The Ted character mines a lot of comedy out of the simple premise of being a foul-mouthed teddy bear. While the script is good enough that much of it would be funny if he were human, the fact that he's a pot-smoking, beer-swilling stuffed animal makes it all work. Voiced by MacFarlane, he's pretty much just a stuffed version of Peter Griffin who swears (the film even jokes about this). He's the free character who gets to do all kinds of wild stuff, like have sex with the hot chick at work, tell off his boss to get a promotion, and party with hookers, all of which leads him to say just about the most shocking and ridiculous things the writers can imagine coming out of his mouth.

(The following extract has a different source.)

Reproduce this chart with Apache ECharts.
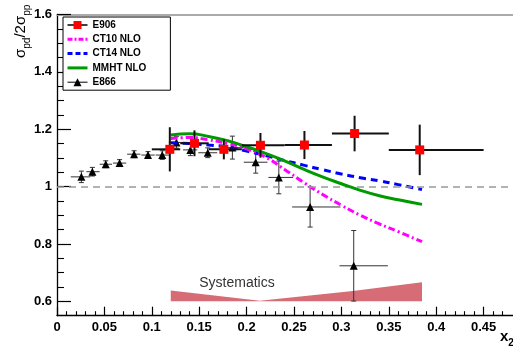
<!DOCTYPE html>
<html>
<head>
<meta charset="utf-8">
<script src="https://cdn.jsdelivr.net/npm/echarts@6/dist/echarts.min.js"></script>
<style>
html,body{margin:0;padding:0;background:#fff;}
#chart{width:513px;height:346px;}
</style>
</head>
<body>
<div id="chart"></div>
<script>
// ---- data ----
const e906X   = [0.119, 0.145, 0.176, 0.2146, 0.261, 0.3139, 0.3826];
const e906Y   = [1.130, 1.151, 1.130, 1.144, 1.145, 1.185, 1.128];
const e906Err = [0.077, 0.045, 0.035, 0.043, 0.049, 0.062, 0.088];
const e906XLo = [0.10, 0.13, 0.16, 0.195, 0.24, 0.29, 0.35];
const e906XHi = [0.13, 0.16, 0.195, 0.24, 0.29, 0.35, 0.45];

const e866X   = [0.0257, 0.0373, 0.0514, 0.066, 0.0813, 0.096, 0.111, 0.126, 0.1407, 0.159, 0.185, 0.2096, 0.234, 0.267, 0.313];
const e866Y   = [1.034, 1.052, 1.078, 1.082, 1.113, 1.110, 1.110, 1.154, 1.128, 1.118, 1.136, 1.085, 1.032, 0.929, 0.724];
const e866Err = [0.020, 0.015, 0.012, 0.012, 0.012, 0.012, 0.015, 0.020, 0.020, 0.017, 0.040, 0.038, 0.057, 0.070, 0.123];
const e866XLo = [0.0145, 0.031, 0.045, 0.059, 0.074, 0.089, 0.104, 0.118, 0.133, 0.149, 0.172, 0.197, 0.223, 0.248, 0.298];
const e866XHi = [0.035, 0.045, 0.058, 0.073, 0.088, 0.103, 0.118, 0.133, 0.148, 0.169, 0.197, 0.222, 0.249, 0.299, 0.349];

const curveX = [0.12, 0.14, 0.16, 0.18, 0.20, 0.22, 0.24, 0.26, 0.28, 0.30, 0.32, 0.34, 0.36, 0.385];
const ct10   = [1.168, 1.171, 1.163, 1.150, 1.132, 1.103, 1.060, 1.015, 0.973, 0.935, 0.900, 0.870, 0.843, 0.808];
const ct14   = [1.153, 1.150, 1.145, 1.138, 1.124, 1.108, 1.091, 1.075, 1.059, 1.044, 1.031, 1.020, 1.007, 0.990];
const mmht   = [1.180, 1.184, 1.175, 1.160, 1.139, 1.116, 1.090, 1.061, 1.034, 1.010, 0.987, 0.968, 0.954, 0.938];

const sysX    = [0.12, 0.214, 0.312, 0.385];
const sysTop  = [0.638, 0.602, 0.636, 0.667];
const sysBase = 0.6;

const refLine = 1.0;

const xTicks      = [0, 0.05, 0.1, 0.15, 0.2, 0.25, 0.3, 0.35, 0.4, 0.45];
const xMinorTicks = [0.01,0.02,0.03,0.04,0.06,0.07,0.08,0.09,0.11,0.12,0.13,0.14,0.16,0.17,0.18,0.19,0.21,0.22,0.23,0.24,0.26,0.27,0.28,0.29,0.31,0.32,0.33,0.34,0.36,0.37,0.38,0.39,0.41,0.42,0.43,0.44,0.46,0.47];
const yTicks      = [0.6, 0.8, 1, 1.2, 1.4, 1.6];
const yMinorTicks = [0.65,0.7,0.75,0.85,0.9,0.95,1.05,1.1,1.15,1.25,1.3,1.35,1.45,1.5,1.55];

const xMin = 0, xMax = 0.481, yMin = 0.55, yMax = 1.6;

// ---- build ----
const zip = (a, b) => a.map((v, i) => [v, b[i]]);
const errData = (x, y, e, lo, hi) => x.map((v, i) => [v, y[i], lo[i], hi[i], y[i] - e[i], y[i] + e[i]]);

function errRender(width, color, cap) {
  return function (params, api) {
    const x = api.value(0), y = api.value(1);
    const pL = api.coord([api.value(2), y]), pR = api.coord([api.value(3), y]);
    const pB = api.coord([x, api.value(4)]), pT = api.coord([x, api.value(5)]);
    const st = { stroke: color, lineWidth: width };
    const ch = [
      { type: 'line', shape: { x1: pL[0], y1: pL[1], x2: pR[0], y2: pR[1] }, style: st },
      { type: 'line', shape: { x1: pB[0], y1: pB[1], x2: pT[0], y2: pT[1] }, style: st }
    ];
    if (cap) {
      ch.push({ type: 'line', shape: { x1: pB[0] - cap, y1: pB[1], x2: pB[0] + cap, y2: pB[1] }, style: st });
      ch.push({ type: 'line', shape: { x1: pT[0] - cap, y1: pT[1], x2: pT[0] + cap, y2: pT[1] }, style: st });
    }
    return { type: 'group', children: ch };
  };
}

const FONT = 'Liberation Sans, Arial, Helvetica, sans-serif';

const baseX = { type: 'value', min: xMin, max: xMax, splitLine: { show: false } };
const baseY = { type: 'value', min: yMin, max: yMax, splitLine: { show: false } };
const noSym = { opacity: 0, color: 'transparent', borderWidth: 0 };

const chart = echarts.init(document.getElementById('chart'), null, { renderer: 'canvas' });
chart.setOption({
  animation: false,
  backgroundColor: '#fff',
  grid: { left: 57, right: 0, top: 14.5, bottom: 30.3, outerBoundsMode: 'none' },
  xAxis: [
    Object.assign({}, baseX, {
      position: 'bottom',
      axisLine: { show: true, lineStyle: { color: '#000', width: 1.3 } },
      axisTick: { show: true, inside: true, length: 9, customValues: xTicks, lineStyle: { color: '#000', width: 1.2 } },
      axisLabel: { show: true, customValues: xTicks, margin: 5, color: '#000', fontFamily: FONT, fontWeight: 'bold', fontSize: 13 }
    }),
    Object.assign({}, baseX, {
      position: 'bottom',
      axisLine: { show: false },
      axisTick: { show: true, inside: true, length: 4.5, customValues: xMinorTicks, lineStyle: { color: '#000', width: 1.1 } },
      axisLabel: { show: false }
    }),
    Object.assign({}, baseX, {
      position: 'top',
      axisLine: { show: true, lineStyle: { color: '#aaa', width: 2 } },
      axisTick: { show: false },
      axisLabel: { show: false }
    })
  ],
  yAxis: [
    Object.assign({}, baseY, {
      position: 'left',
      axisLine: { show: true, lineStyle: { color: '#000', width: 1.3 } },
      axisTick: { show: true, inside: true, length: 14, customValues: yTicks, lineStyle: { color: '#000', width: 1.2 } },
      axisLabel: { show: true, customValues: yTicks, margin: 5, color: '#000', fontFamily: FONT, fontWeight: 'bold', fontSize: 13 }
    }),
    Object.assign({}, baseY, {
      position: 'left',
      axisLine: { show: false },
      axisTick: { show: true, inside: true, length: 7, customValues: yMinorTicks, lineStyle: { color: '#000', width: 1.1 } },
      axisLabel: { show: false }
    })
  ],
  legend: {
    orient: 'vertical', left: 63, top: 17,
    itemWidth: 20, itemHeight: 10, itemGap: 4.3,
    padding: [3, 24, 3, 3],
    borderColor: '#000', borderWidth: 1, backgroundColor: '#fff',
    selectedMode: false,
    textStyle: { fontFamily: FONT, fontWeight: 'bold', fontSize: 10, color: '#000', padding: [0, 0, 0, 0] },
    data: [
      { name: 'E906', lineStyle: { color: '#000', width: 1.5 } },
      { name: 'CT10 NLO', itemStyle: noSym, lineStyle: { width: 3, type: [5, 2, 2, 2] } },
      { name: 'CT14 NLO', itemStyle: noSym, lineStyle: { width: 3, type: [5, 3] } },
      { name: 'MMHT NLO', itemStyle: noSym, lineStyle: { width: 3 } },
      { name: 'E866', lineStyle: { color: '#000', width: 1 } }
    ]
  },
  graphic: [
    {
      type: 'text', x: 28, y: 58, rotation: Math.PI / 2,
      style: {
        text: '{m|σ}{s|pd}{m|/2σ}{s|pp}',
        fill: '#000', align: 'left', verticalAlign: 'bottom',
        rich: {
          m: { fontFamily: FONT, fontSize: 15, fill: '#000', lineHeight: 18, verticalAlign: 'bottom' },
          s: { fontFamily: FONT, fontSize: 10, fill: '#000', lineHeight: 18, verticalAlign: 'bottom', padding: [0, 0, -4, 0] }
        }
      }
    },
    {
      type: 'text', x: 500, y: 344,
      style: {
        text: '{m|x}{s|2}', fill: '#000', align: 'left', verticalAlign: 'bottom',
        rich: {
          m: { fontFamily: FONT, fontWeight: 'bold', fontSize: 15, fill: '#000', lineHeight: 16, verticalAlign: 'bottom' },
          s: { fontFamily: FONT, fontWeight: 'bold', fontSize: 10, fill: '#000', lineHeight: 16, verticalAlign: 'bottom', padding: [0, 0, -4, 0] }
        }
      }
    },
    {
      type: 'text', x: 237, y: 283,
      style: { text: 'Systematics', fill: '#333', fontFamily: FONT, fontSize: 14, align: 'center', verticalAlign: 'middle' }
    }
  ],
  series: [
    {
      name: 'Systematics', type: 'line', z: 1,
      data: zip(sysX, sysTop), symbol: 'none', silent: true,
      lineStyle: { width: 0 },
      areaStyle: { origin: sysBase, color: '#d4646e', opacity: 0.95 },
      markLine: {
        silent: true, symbol: 'none', label: { show: false },
        lineStyle: { color: '#999', type: [7, 5], width: 1.6 },
        data: [{ yAxis: refLine }]
      }
    },
    {
      name: 'E866err', type: 'custom', z: 2, silent: true,
      renderItem: errRender(1, '#333', 2.5),
      data: errData(e866X, e866Y, e866Err, e866XLo, e866XHi)
    },
    {
      name: 'E866', type: 'line', z: 3, data: zip(e866X, e866Y),
      symbol: 'triangle', symbolSize: 8, showSymbol: true,
      itemStyle: { color: '#000' }, lineStyle: { width: 0, color: '#000' }
    },
    {
      name: 'CT14 NLO', type: 'line', z: 4, data: zip(curveX, ct14), smooth: true, symbol: 'none', showSymbol: false,
      itemStyle: { color: '#0000ff' }, lineStyle: { color: '#0000ff', width: 3, type: [7, 5] }
    },
    {
      name: 'CT10 NLO', type: 'line', z: 4, data: zip(curveX, ct10), smooth: true, symbol: 'none', showSymbol: false,
      itemStyle: { color: '#ff00ff' }, lineStyle: { color: '#ff00ff', width: 3, type: [7, 3, 2, 3] }
    },
    {
      name: 'MMHT NLO', type: 'line', z: 5, data: zip(curveX, mmht), smooth: true, symbol: 'none', showSymbol: false,
      itemStyle: { color: '#009a00' }, lineStyle: { color: '#009a00', width: 3 }
    },
    {
      name: 'E906err', type: 'custom', z: 6, silent: true,
      renderItem: errRender(2, '#111', 0),
      data: errData(e906X, e906Y, e906Err, e906XLo, e906XHi)
    },
    {
      name: 'E906', type: 'line', z: 7, data: zip(e906X, e906Y),
      symbol: 'rect', symbolSize: 9, showSymbol: true,
      itemStyle: { color: '#ff0000' }, lineStyle: { width: 0, color: '#ff0000' }
    }
  ]
});
</script>
</body>
</html>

Likewise, Mark Wahlberg again proves himself adept at comedy. A scene in which he rattles off a series of "white trash names" trying to guess Ted's girlfriend is a hoot. Wahlberg has remarkable chemistry with a CGI teddy bear, intriguingly more so than he does with Mila Kunis. Kunis does a fine job as usual, but her relationship with Wahlberg's character never feels as easy or natural as John's friendship with Ted does.
The script is at its best when it just lets John and Ted get into wacky situations and riff on each other. But the opposite end of that is that when the movie decides it finally needs to get around to having a plot, things aren't quite as rosy. The subplot involving Giovanni Ribisi's character isn't all that interesting, and while it provides the film its briefly action-packed climax involving a car chase and a fight at Fenway Park, it mostly ends up feeling out of place.
The special effects used to bring Ted to life are pretty impressive. He's a detailed creation, and there's also some impressive lighting. Note the scenes with John and Ted in bright daylight sitting on their couch, how the CG artists have matched the blown out highlights on Ted's fur.
"Ted" is an impressive, funny feature film debut for Seth MacFarlane. The cast is great, livening up a script full of absurd excess. I was worried that it would fall into the same traps as "Family Guy," but "Ted" proves to be funny and clever for much of its runtime. Some of the stuff it tosses on the wall doesn't stick, but that's alright.